India’s primary commitment to Sri Lankan Tamils is implementation of the 1987 Accord, under which Provincial Councils were established and empowered under the 13th Amendment of the Sri Lankan Constitution. Sri Lanka has not empowered the Provincial Government to administer key areas such as Law and Order and Lands.

Above all, with the assessment that the trajectory of Indo-Sri Lanka relations declining with domestic pressure overtaking foreign policy concerns in both Delhi and Colombo, the argument is of what use Singh’s participation would be in the CHOGAM.  But should not one cross the bridge when the time comes?

On the other hand there is a strong case for Singh’s participation.
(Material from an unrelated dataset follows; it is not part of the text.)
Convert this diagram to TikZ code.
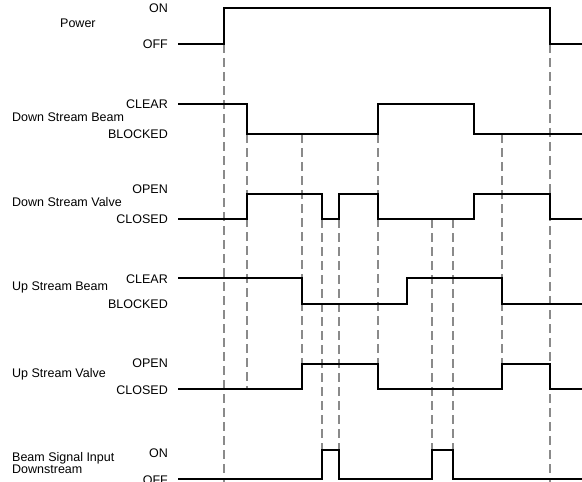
\documentclass[tikz,border=0pt]{standalone}
\usepackage{fontspec}
\setmainfont{Liberation Sans}
\usepackage{xcolor}
\usepackage{tikz}
\usetikzlibrary{positioning}
\definecolor{tdInk}{HTML}{000000}
\definecolor{tdGuide}{HTML}{8A8A8A}
\tikzset{
  % Signal waveform
  wave/.style={line width=1.6pt,draw=tdInk,line join=miter},
  % Dashed event guide
  guide/.style={line width=1.3pt,draw=tdGuide,dash pattern=on 9pt off 5pt},
  % Level label (ON / OFF, CLEAR / BLOCKED ...)
  lvl/.style={anchor=east,inner sep=0pt,font=\fontsize{12.5}{12.5}\selectfont,text=tdInk},
  % Signal name
  sname/.style={anchor=west,inner sep=0pt,align=left,
    font=\fontsize{12.5}{9}\selectfont,text=tdInk},
}
\begin{document}
\begin{tikzpicture}[x=1pt,y=-1pt]
  \useasboundingbox (0,0) rectangle (582,482);

  % event guides
  \foreach \gx/\gtop/\gbot in {224/44/482,247/134/389,302/134/364,
      322/219/450,339/219/450,378/134/389,432/219/450,453/219/450,
      502/134/364,550/44/482}
    \draw[guide] (\gx,\gtop) -- (\gx,\gbot);

  % Power
  \node[sname] (pwr) at (60,23) {Power};
  \node[lvl] (pwrOn) at (168,8) {ON};
  \node[lvl] (pwrOff) at (168,44) {OFF};
  \draw[wave] (178,44) -- (224,44) -- (224,8) -- (550,8) -- (550,44) -- (582,44);

  % Down Stream Beam
  \node[sname] (dsb) at (12,117) {Down Stream Beam};
  \node[lvl] (dsbClear) at (168,104) {CLEAR};
  \node[lvl] (dsbBlocked) at (168,134) {BLOCKED};
  \draw[wave] (178,104) -- (247,104) -- (247,134) -- (378,134) -- (378,104)
    -- (474,104) -- (474,134) -- (582,134);

  % Down Stream Valve
  \node[sname] (dsv) at (12,202) {Down Stream Valve};
  \node[lvl] (dsvOpen) at (168,189) {OPEN};
  \node[lvl] (dsvClosed) at (168,219) {CLOSED};
  \draw[wave] (178,219) -- (247,219) -- (247,194) -- (322,194) -- (322,219)
    -- (339,219) -- (339,194) -- (378,194) -- (378,219) -- (474,219)
    -- (474,194) -- (550,194) -- (550,219) -- (582,219);

  % Up Stream Beam
  \node[sname] (usb) at (12,287) {Up Stream Beam};
  \node[lvl] (usbClear) at (168,279) {CLEAR};
  \node[lvl] (usbBlocked) at (168,304) {BLOCKED};
  \draw[wave] (178,278) -- (302,278) -- (302,304) -- (407,304) -- (407,278)
    -- (502,278) -- (502,304) -- (582,304);

  % Up Stream Valve
  \node[sname] (usv) at (12,374) {Up Stream Valve};
  \node[lvl] (usvOpen) at (168,363) {OPEN};
  \node[lvl] (usvClosed) at (168,390) {CLOSED};
  \draw[wave] (178,389) -- (302,389) -- (302,364) -- (378,364) -- (378,389)
    -- (502,389) -- (502,364) -- (550,364) -- (550,389) -- (582,389);

  % Beam Signal Input Downstream
  \node[sname] (bsid) at (12,463) {Beam Signal Input\\Downstream};
  \node[lvl] (bsidOn) at (168,453) {ON};
  \node[lvl] (bsidOff) at (168,480) {OFF};
  \draw[wave] (178,479) -- (322,479) -- (322,450) -- (339,450) -- (339,479)
    -- (432,479) -- (432,450) -- (453,450) -- (453,479) -- (582,479);
\end{tikzpicture}
\end{document}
The relationship will sour if Prime Minister does not attend the CHOGM meeting, as Rajapakse would take it as an insult when he claims that he was doing all he can and has just ensured a successful election in the northern province where a new government has taken over.

Secondly, bilateral concerns should not prevent Singh from attending a multilateral meeting. Singh has not stayed away from any multilateral fora so far because of domestic concerns. If irritations between the two neighbors should stop him from attending multilateral meetings, then there is a case for his not attending the SAARC.
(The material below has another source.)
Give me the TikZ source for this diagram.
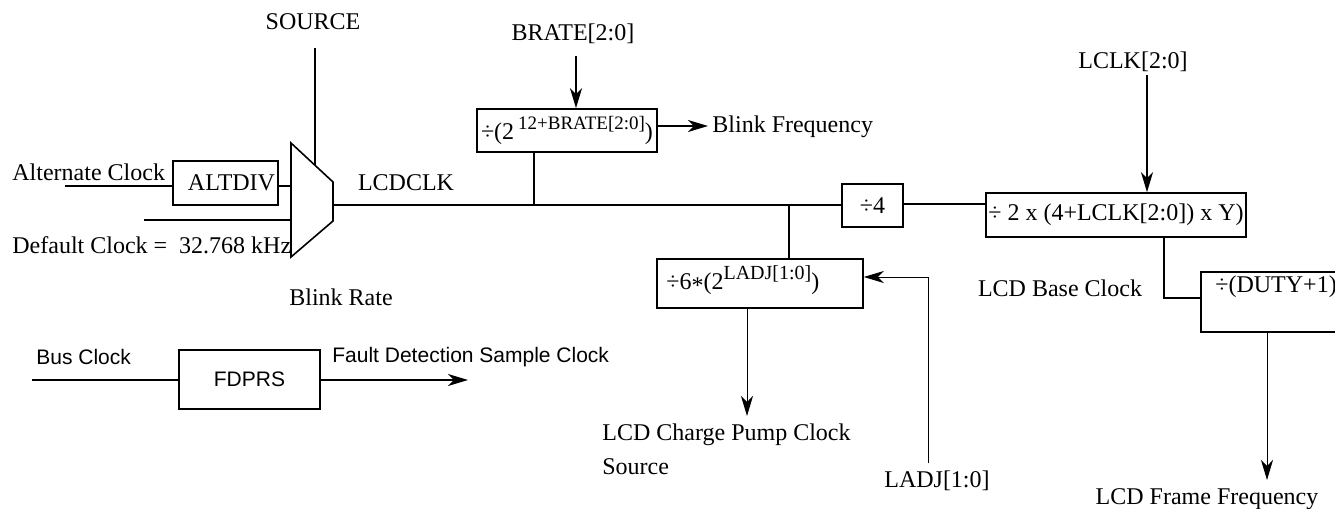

Thirdly, opting out of CHOGM meet will not help the Tamil cause as Singh could use the Colombo meet to put pressure on Rajapakse to fulfill his commitments with the support of international community.  The Sri Lankan President should be cornered on the human rights violations, which the international community is agitated about.

Fourthly, Singh should visit Jaffna and get first hand information on the ground situation. It will send a good signal to the Tamils and the newly elected government. The new chief minister Wigneswaran has already invited Singh to visit Jaffna. He has also not opposed Singh’s participation in CHOGM.
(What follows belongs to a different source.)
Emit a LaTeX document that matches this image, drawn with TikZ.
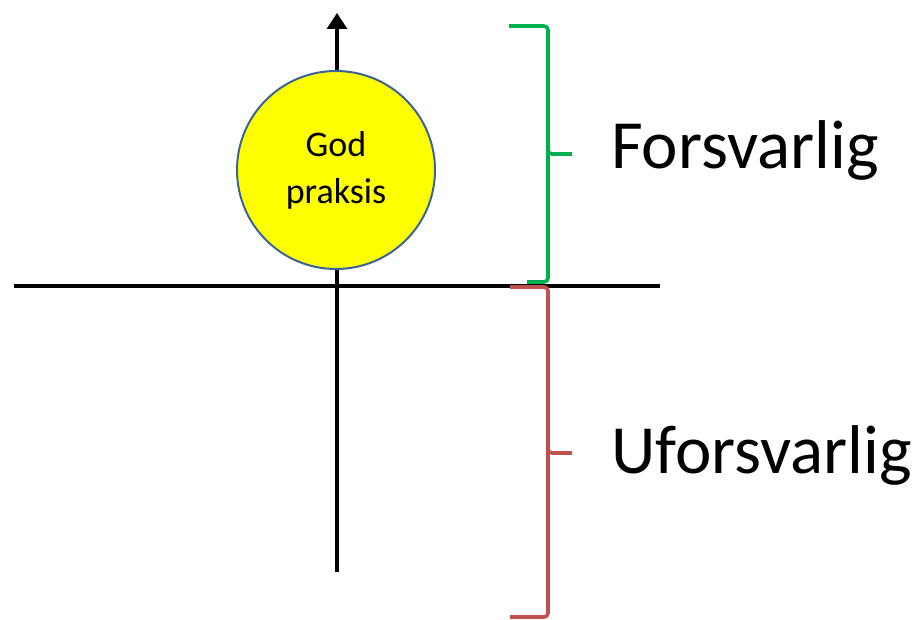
\documentclass[tikz,border=0pt]{standalone}
\usepackage{fontspec}
\setmainfont{Carlito}
\usetikzlibrary{arrows.meta}
\definecolor{circfill}{RGB}{255,255,0}
\definecolor{circedge}{RGB}{60,100,150}
\definecolor{bracegreen}{RGB}{0,176,80}
\definecolor{bracered}{RGB}{192,80,77}
\tikzset{
  axis/.style={line width=3.2pt, black},
  bracepath/.style={line width=3.6pt, rounded corners=4pt},
  bigtext/.style={font=\fontsize{69}{72}\selectfont, anchor=base west, inner sep=0pt},
  ball/.style={circle, fill=circfill, draw=circedge, line width=2pt, minimum size=198pt, inner sep=0pt, align=center, font=\fontsize{36}{47}\selectfont},
}
\begin{document}
\begin{tikzpicture}[x=1pt,y=-1pt]
\useasboundingbox (0,0) rectangle (920,620);
\coordinate (hl) at (14,286);
\coordinate (hr) at (660,286);
\coordinate (vb) at (337,572);
\coordinate (vt) at (337,13);
\draw[axis] (hl) -- (hr);
\draw[axis, -{Triangle[width=20pt,length=16pt]}] (vb) -- (vt);
\node[ball] (gp) at (336,170) {God\\praksis};
% green brace
\coordinate (gt) at (509,26);
\coordinate (gm) at (572,154);
\coordinate (gb) at (527,282);
\draw[bracepath, bracegreen] (gt) -- (548,26) -- (548,154) -- (gm)
  (548,150) -- (548,282) -- (gb);
% red brace
\coordinate (rt) at (510,287);
\coordinate (rm) at (572,453);
\coordinate (rb) at (510,617);
\draw[bracepath, bracered] (rt) -- (548,287) -- (548,453) -- (rm)
  (548,449) -- (548,617) -- (rb);
\node[bigtext] (fors) at (611,169) {Forsvarlig};
\node[bigtext] (ufors) at (611,473) {Uforsvarlig};
\end{tikzpicture}
\end{document}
 Fifthly, a dialogue with Sri Lanka is better than leaving the field entirely to the Chinese. The heads of state attending the meeting this year would land at the newly built swanky Rajapaksa international airport   and also watch the cultural performance at the recently inaugurated Rajapakse national theatre both built with the Chinese help showing the increasing presence of the Chinese.

 Moreover, the Chinese have successfully cultivated all neighbors of India be it Nepal, Bangladesh, Sri Lanka, Myanmar or Pakistan. In comparison, Singh has not undertaken any bilateral visit except to Bangladesh in the past decade.   After the recent visit of Foreign minister Salman Khurshid to Sri Lanka, the assessment is to keep the diplomatic engagement going.

With the growing debate on federalism and foreign policy, it is clear that the states are playing a dominant role and domestic politics are overtaking the foreign policy considerations. Whether Singh will heed the MEA and the PMO’s voices or the chorus coming from Tamil Nadu is to be seen. In all probability it will be politics, which will overtake other considerations. It is quite possible that President Pranab Mukherjee or Vice President Hamid Ansari may represent India at CHOGM. It could also be Salman Khurshid.   But Singh’s presence would be more effective than his absence in Colombo.  If he is far sighted, he should attend the CHOGM and fight for the Tamil cause from within.